Restoring shipping routes, clearing storage backlogs, ramping refinery throughput, and rebuilding upstream production all run on different timelines.
ANZ Research noted that early gains will be driven by logistics and shipping rather than production, according to Investing.com. Later gains depend on upstream and refinery recovery. The firm described full restoration this year as unlikely.
The pipeline picture tells a similar story. As TheStreet reported, Saudi Arabia’s East-West pipeline was already running near maximum capacity during the crisis, and Iraq’s main alternative export route through the Kirkuk-Ceyhan pipeline is only now being expanded toward a new target capacity.
The physical infrastructure of the recovery has real ceilings.
What a lower oil price means for inflation and the Fed
Energy prices feed directly into transportation, manufacturing, and food costs. A sustained move lower in Brent changes the inflation calculation in ways that matter for central banks and for the investors watching them.
Earlier in the conflict, UBS had pushed back its expectations for Fed rate cuts, projecting two quarter-point reductions later in 2026 after energy inflation kept pressure on the Fed’s policy path.
Lower crude does not reset that timeline automatically, but it removes one of the more persistent arguments for keeping rates higher for longer.
The U.S. Energy Information Administration cut its 2026 global oil demand forecast by 1.1 million barrels per day in its June report, driven by demand destruction that set in when prices were at their peak.
The EIA expects that demand to bounce back in 2027 as prices fall and supply flows return.
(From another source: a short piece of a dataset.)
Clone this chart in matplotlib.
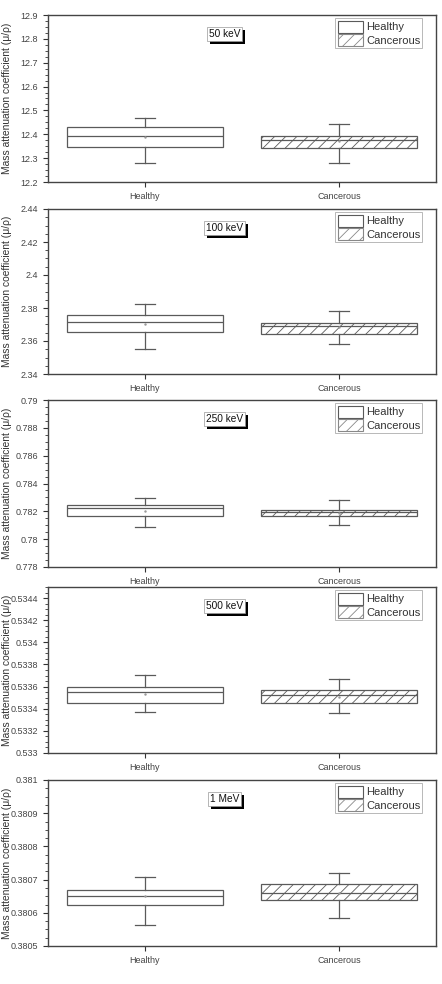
import matplotlib
matplotlib.use("Agg")
import matplotlib.pyplot as plt
from matplotlib.ticker import AutoMinorLocator, FixedLocator
from matplotlib.patches import Patch
import matplotlib.patheffects as pe

plt.rcParams['font.family'] = ['Liberation Sans', 'DejaVu Sans']
plt.rcParams['hatch.color'] = '#808080'
plt.rcParams['hatch.linewidth'] = 0.6

groups = ["Healthy", "Cancerous"]
energies = ["50 keV", "100 keV", "250 keV", "500 keV", "1 MeV"]

# per panel: [healthy, cancerous] -> (whislo, q1, med, q3, whishi, mean)
stats_50 = [(12.279, 12.346, 12.394, 12.429, 12.470, 12.387),
            (12.279, 12.342, 12.376, 12.392, 12.444, 12.370)]
stats_100 = [(2.3554, 2.3653, 2.3715, 2.3760, 2.3826, 2.3700),
             (2.3580, 2.3644, 2.3689, 2.3711, 2.3784, 2.3685)]
stats_250 = [(0.78089, 0.78166, 0.78223, 0.78245, 0.78295, 0.78204),
             (0.78104, 0.78168, 0.78194, 0.78211, 0.78278, 0.78190)]
stats_500 = [(0.533367, 0.533449, 0.533548, 0.533600, 0.533708, 0.533530),
             (0.533358, 0.533450, 0.533524, 0.533569, 0.533671, 0.533510)]
stats_1mev = [(0.3805621, 0.3806242, 0.3806513, 0.3806693, 0.3807074, 0.3806500),
              (0.3805852, 0.3806383, 0.3806593, 0.3806854, 0.3807184, 0.3806600)]
all_stats = [stats_50, stats_100, stats_250, stats_500, stats_1mev]

ylims = [(12.2, 12.9), (2.34, 2.44), (0.778, 0.79), (0.533, 0.5345), (0.3805, 0.381)]
yticks = [[12.2, 12.3, 12.4, 12.5, 12.6, 12.7, 12.8, 12.9],
          [2.34, 2.36, 2.38, 2.4, 2.42, 2.44],
          [0.778, 0.78, 0.782, 0.784, 0.786, 0.788, 0.79],
          [0.533, 0.5332, 0.5334, 0.5336, 0.5338, 0.534, 0.5342, 0.5344],
          [0.3805, 0.3806, 0.3807, 0.3808, 0.3809, 0.381]]
ytick_labels = [["12.2", "12.3", "12.4", "12.5", "12.6", "12.7", "12.8", "12.9"],
                ["2.34", "2.36", "2.38", "2.4", "2.42", "2.44"],
                ["0.778", "0.78", "0.782", "0.784", "0.786", "0.788", "0.79"],
                ["0.533", "0.5332", "0.5334", "0.5336", "0.5338", "0.534", "0.5342", "0.5344"],
                ["0.3805", "0.3806", "0.3807", "0.3808", "0.3809", "0.381"]]

# panel boxes in pixels (top, bottom)
panel_px = [(15, 182), (209, 374), (400, 567), (587, 753), (780, 946)]
W, H = 442, 984
line_c = '#5a5a5a'

fig = plt.figure(figsize=(W / 100, H / 100), dpi=100)
for i in range(5):
    top, bot = panel_px[i]
    ax = fig.add_axes([48 / W, 1 - bot / H, 388 / W, (bot - top) / H])
    bstats = []
    for g, s in zip(groups, all_stats[i]):
        bstats.append(dict(label=g, whislo=s[0], q1=s[1], med=s[2], q3=s[3],
                           whishi=s[4], mean=s[5], fliers=[]))
    res = ax.bxp(bstats, positions=[1, 2], widths=0.8, capwidths=0.1,
                 patch_artist=True, showmeans=True,
                 boxprops=dict(edgecolor=line_c, linewidth=0.9),
                 medianprops=dict(color=line_c, linewidth=0.9),
                 whiskerprops=dict(color=line_c, linewidth=0.9),
                 capprops=dict(color=line_c, linewidth=0.9),
                 meanprops=dict(marker='.', markersize=1.5, markerfacecolor='#999999',
                                markeredgecolor='#999999'))
    res['boxes'][0].set_facecolor('white')
    res['boxes'][1].set_facecolor('white')
    res['boxes'][1].set_hatch('///')
    ax.set_xlim(0.5, 2.5)
    ax.set_ylim(*ylims[i])
    ax.yaxis.set_major_locator(FixedLocator(yticks[i]))
    ax.set_yticklabels(ytick_labels[i])
    ax.yaxis.set_minor_locator(AutoMinorLocator(4))
    ax.tick_params(axis='both', which='major', direction='out', length=3.5, width=0.8,
                   labelsize=6.5, colors='#333333', labelcolor='#444444')
    ax.tick_params(axis='y', which='minor', direction='out', length=2, width=0.6, colors='#333333')
    for sp in ax.spines.values():
        sp.set_color('#444444')
        sp.set_linewidth(1.0)
    ax.set_ylabel("Mass attenuation coefficient (μ/ρ)", fontsize=7.4, color='#333333')
    ax.yaxis.set_label_coords(-0.094, 0.5)

    # energy label in a box with a black drop shadow
    lbl = ax.text(0.455, 0.885, energies[i], transform=ax.transAxes, ha='center',
                  va='center', fontsize=7.3, color='#111111',
                  bbox=dict(boxstyle='square,pad=0.2', facecolor='white',
                            edgecolor='#999999', linewidth=0.5))
    lbl.get_bbox_patch().set_path_effects([
        pe.SimplePatchShadow(offset=(2.2, -2.2), shadow_rgbFace='black', alpha=1.0),
        pe.Normal()])

    handles = [Patch(facecolor='white', edgecolor=line_c, linewidth=0.8, label='Healthy'),
               Patch(facecolor='white', edgecolor='#888888', linewidth=0.8, hatch='///',
                     label='Cancerous')]
    leg = ax.legend(handles=handles, loc='upper right', fontsize=8, frameon=True,
                    fancybox=False, edgecolor='#999999', borderpad=0.2, labelspacing=0.1,
                    handlelength=2.3, handleheight=1.3, handletextpad=0.25,
                    borderaxespad=0.0, bbox_to_anchor=(0.965, 0.98))
    leg.get_frame().set_linewidth(0.6)
    for t in leg.get_texts():
        t.set_color('#333333')

fig.savefig("out.png", dpi=100)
That sequence — price falls first, demand recovers later — is what gives central banks room to maneuver if the supply rebound holds.
The risk to that picture is the same one Staunovo flagged.
Oil markets have rewarded pessimism for most of 2026. The current recovery is real, but the underlying geopolitical situation that caused it has not been permanently resolved.
Another breakdown in the U.S.-Iran talks could push supply fears back into the price fast, and a lean market positioning means the moves could be sharp.